Objective: Gather all lines from the material that contain the word "code".

————————

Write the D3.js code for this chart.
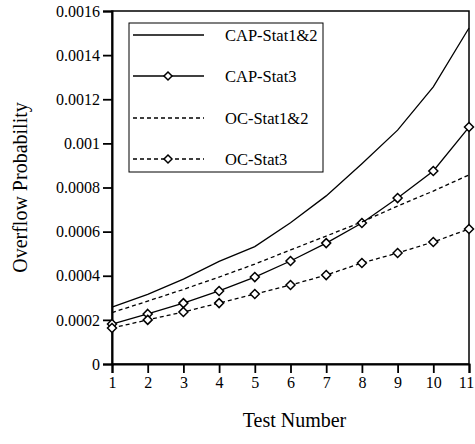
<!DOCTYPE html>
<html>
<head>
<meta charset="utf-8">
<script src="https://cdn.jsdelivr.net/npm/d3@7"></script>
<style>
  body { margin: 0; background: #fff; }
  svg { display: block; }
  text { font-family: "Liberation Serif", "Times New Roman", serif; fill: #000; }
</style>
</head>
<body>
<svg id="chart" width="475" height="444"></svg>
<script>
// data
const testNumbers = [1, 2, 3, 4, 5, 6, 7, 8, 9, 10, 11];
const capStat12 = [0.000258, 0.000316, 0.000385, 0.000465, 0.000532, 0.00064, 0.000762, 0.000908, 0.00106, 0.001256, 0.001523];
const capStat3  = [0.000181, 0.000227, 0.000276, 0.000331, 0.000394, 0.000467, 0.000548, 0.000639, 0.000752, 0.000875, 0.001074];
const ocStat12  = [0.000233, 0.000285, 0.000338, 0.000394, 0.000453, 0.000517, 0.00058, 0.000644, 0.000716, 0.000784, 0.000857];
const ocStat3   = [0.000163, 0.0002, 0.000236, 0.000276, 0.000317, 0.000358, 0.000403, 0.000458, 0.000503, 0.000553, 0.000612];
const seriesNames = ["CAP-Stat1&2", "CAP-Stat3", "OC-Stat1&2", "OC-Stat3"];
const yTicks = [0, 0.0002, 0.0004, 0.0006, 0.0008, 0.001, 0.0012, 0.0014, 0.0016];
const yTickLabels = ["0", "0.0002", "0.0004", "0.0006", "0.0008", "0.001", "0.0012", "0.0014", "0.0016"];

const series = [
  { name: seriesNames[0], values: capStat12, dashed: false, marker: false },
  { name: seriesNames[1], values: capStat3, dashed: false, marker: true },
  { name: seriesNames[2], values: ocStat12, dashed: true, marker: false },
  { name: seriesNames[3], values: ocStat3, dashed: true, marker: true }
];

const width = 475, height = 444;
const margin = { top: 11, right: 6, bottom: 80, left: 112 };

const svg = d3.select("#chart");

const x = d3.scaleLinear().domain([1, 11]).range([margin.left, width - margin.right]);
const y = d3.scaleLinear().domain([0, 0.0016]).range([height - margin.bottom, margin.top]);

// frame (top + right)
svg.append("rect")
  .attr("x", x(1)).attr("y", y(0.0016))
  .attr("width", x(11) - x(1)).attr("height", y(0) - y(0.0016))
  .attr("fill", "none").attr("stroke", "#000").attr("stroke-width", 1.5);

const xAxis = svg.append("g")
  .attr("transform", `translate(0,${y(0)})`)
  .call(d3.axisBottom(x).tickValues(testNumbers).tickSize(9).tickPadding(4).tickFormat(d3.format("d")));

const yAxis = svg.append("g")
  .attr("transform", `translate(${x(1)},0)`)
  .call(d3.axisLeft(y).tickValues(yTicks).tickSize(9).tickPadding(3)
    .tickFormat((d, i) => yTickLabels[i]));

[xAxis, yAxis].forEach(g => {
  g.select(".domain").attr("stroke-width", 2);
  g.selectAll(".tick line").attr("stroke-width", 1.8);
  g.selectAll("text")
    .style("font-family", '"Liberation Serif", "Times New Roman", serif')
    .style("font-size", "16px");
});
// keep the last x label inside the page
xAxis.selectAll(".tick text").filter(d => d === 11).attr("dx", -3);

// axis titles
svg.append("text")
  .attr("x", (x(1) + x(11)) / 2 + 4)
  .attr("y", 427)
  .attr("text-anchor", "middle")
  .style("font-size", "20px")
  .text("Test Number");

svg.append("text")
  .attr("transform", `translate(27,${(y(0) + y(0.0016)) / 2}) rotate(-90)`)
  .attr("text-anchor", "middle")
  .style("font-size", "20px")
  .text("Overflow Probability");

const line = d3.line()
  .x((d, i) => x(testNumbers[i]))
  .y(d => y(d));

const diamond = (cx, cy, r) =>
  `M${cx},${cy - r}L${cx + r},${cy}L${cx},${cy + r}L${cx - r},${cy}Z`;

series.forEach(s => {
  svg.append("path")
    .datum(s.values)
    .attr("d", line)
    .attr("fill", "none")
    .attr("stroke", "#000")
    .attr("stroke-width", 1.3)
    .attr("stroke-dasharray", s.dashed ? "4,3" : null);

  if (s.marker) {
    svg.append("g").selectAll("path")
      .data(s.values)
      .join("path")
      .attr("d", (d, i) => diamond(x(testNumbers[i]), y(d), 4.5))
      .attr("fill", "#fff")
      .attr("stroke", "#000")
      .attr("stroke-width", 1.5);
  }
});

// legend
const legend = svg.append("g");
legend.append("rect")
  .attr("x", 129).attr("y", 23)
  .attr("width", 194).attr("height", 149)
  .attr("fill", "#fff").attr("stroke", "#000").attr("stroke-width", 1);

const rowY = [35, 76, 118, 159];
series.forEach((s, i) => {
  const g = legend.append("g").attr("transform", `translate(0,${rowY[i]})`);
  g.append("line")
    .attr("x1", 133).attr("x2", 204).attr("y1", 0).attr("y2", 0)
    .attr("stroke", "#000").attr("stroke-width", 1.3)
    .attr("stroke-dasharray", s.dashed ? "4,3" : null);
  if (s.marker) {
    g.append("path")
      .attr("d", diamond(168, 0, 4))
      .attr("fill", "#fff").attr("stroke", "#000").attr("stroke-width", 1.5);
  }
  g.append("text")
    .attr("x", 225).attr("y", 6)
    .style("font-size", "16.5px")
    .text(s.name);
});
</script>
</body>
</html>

————————

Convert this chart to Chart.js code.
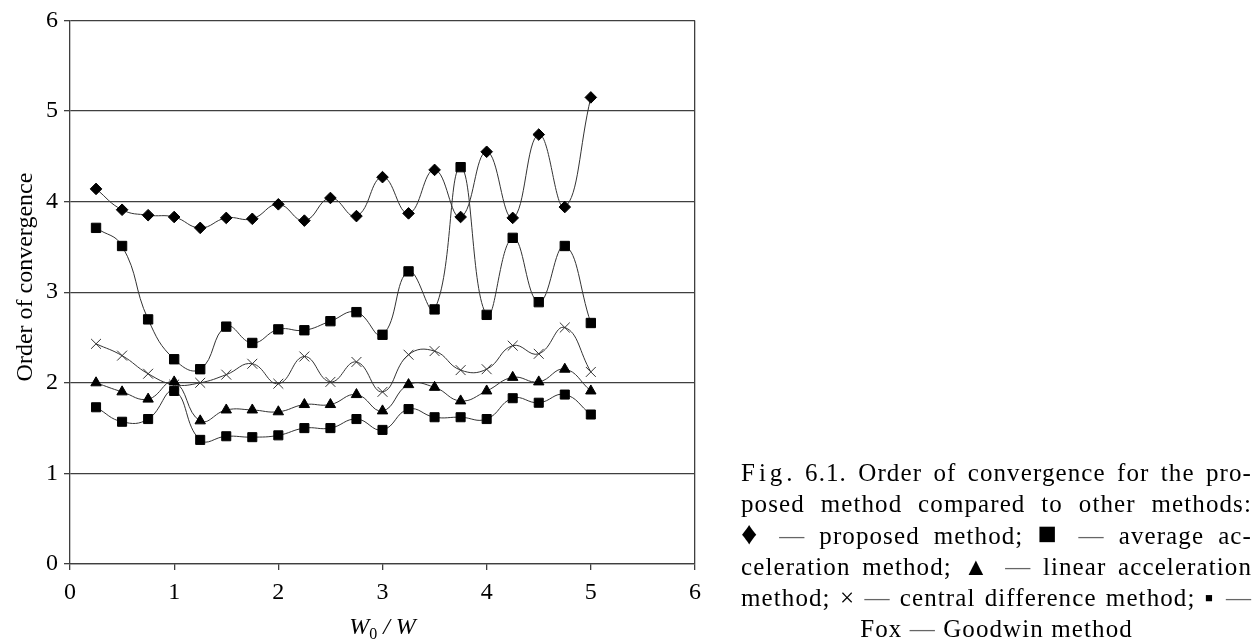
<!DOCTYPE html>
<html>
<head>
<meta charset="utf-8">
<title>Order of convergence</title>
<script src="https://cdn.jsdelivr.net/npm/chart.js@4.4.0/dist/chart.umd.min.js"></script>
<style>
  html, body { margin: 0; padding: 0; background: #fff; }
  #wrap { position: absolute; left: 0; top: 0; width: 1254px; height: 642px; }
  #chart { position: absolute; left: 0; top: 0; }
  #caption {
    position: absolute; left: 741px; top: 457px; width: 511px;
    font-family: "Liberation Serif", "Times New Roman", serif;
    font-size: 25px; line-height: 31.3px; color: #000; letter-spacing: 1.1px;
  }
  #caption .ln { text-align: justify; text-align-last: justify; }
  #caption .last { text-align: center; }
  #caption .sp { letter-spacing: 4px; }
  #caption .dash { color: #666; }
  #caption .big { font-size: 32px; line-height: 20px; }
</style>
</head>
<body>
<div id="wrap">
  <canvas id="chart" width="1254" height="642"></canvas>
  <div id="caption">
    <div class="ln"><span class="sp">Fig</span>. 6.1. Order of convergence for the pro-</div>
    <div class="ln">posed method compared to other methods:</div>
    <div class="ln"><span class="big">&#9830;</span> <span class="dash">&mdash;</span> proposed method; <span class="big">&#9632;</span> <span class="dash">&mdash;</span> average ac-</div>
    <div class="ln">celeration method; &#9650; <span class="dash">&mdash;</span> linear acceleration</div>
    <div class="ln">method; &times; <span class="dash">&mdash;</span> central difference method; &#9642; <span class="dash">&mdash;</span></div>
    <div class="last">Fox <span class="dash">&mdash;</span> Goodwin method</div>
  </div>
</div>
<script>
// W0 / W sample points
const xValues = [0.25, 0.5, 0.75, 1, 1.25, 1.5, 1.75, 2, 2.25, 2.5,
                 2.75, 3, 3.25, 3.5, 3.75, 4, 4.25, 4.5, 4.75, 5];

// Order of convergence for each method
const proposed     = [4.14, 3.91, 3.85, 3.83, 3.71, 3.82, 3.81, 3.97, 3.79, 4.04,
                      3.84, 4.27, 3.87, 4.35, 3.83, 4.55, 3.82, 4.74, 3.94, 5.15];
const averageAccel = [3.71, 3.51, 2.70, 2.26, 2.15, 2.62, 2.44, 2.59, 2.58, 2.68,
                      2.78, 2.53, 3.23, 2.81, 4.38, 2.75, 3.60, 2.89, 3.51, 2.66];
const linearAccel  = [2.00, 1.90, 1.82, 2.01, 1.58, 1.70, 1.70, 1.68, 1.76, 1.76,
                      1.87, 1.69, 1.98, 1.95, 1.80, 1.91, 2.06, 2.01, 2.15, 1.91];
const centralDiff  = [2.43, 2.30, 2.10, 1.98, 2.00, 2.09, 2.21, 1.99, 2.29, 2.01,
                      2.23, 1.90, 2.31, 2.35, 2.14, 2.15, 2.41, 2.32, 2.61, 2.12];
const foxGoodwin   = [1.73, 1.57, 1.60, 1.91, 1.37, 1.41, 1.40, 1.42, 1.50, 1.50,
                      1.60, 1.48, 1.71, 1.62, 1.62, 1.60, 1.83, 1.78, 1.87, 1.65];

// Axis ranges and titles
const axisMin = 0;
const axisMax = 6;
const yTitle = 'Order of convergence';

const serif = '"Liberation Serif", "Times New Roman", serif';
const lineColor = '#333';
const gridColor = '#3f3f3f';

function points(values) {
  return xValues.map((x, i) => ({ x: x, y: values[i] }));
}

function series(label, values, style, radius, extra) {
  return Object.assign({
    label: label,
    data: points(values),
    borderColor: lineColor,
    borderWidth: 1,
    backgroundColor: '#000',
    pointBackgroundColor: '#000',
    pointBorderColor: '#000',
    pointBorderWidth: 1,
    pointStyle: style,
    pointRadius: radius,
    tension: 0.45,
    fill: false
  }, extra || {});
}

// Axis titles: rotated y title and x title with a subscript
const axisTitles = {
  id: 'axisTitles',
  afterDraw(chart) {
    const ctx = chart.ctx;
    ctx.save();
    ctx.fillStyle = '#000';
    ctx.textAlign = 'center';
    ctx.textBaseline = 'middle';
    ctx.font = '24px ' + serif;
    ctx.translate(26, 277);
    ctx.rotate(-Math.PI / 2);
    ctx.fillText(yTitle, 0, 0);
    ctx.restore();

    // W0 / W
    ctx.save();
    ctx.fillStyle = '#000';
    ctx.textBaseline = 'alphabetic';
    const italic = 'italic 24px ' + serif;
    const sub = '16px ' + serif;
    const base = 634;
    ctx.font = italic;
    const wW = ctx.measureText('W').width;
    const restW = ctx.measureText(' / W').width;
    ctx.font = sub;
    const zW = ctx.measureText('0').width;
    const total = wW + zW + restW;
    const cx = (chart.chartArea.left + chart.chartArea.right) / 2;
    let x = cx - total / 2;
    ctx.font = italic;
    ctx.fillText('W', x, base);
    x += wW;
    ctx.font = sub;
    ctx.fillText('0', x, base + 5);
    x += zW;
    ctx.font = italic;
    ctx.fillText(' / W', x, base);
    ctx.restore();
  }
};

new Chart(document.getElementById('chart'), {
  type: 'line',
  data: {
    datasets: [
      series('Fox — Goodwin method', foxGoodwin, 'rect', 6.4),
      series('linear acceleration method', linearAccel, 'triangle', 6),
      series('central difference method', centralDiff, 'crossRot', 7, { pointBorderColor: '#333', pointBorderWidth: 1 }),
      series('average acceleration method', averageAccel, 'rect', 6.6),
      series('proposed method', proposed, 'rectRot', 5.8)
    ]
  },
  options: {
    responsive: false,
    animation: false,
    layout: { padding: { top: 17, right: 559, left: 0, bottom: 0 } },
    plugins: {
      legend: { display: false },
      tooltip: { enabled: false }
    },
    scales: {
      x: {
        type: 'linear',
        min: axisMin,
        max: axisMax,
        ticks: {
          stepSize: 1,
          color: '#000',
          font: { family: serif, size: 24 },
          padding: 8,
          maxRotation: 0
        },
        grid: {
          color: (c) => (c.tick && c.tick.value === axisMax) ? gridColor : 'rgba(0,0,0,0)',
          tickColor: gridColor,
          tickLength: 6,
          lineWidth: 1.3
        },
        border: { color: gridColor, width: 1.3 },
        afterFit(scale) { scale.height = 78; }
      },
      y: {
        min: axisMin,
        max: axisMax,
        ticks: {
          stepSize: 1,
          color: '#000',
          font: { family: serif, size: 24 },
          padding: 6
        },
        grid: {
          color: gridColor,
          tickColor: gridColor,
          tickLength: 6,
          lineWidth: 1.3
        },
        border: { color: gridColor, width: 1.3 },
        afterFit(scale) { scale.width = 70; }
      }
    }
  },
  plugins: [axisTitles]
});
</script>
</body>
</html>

————————

Task response:
Write the D3.js code for this chart.
Convert this chart to Chart.js code.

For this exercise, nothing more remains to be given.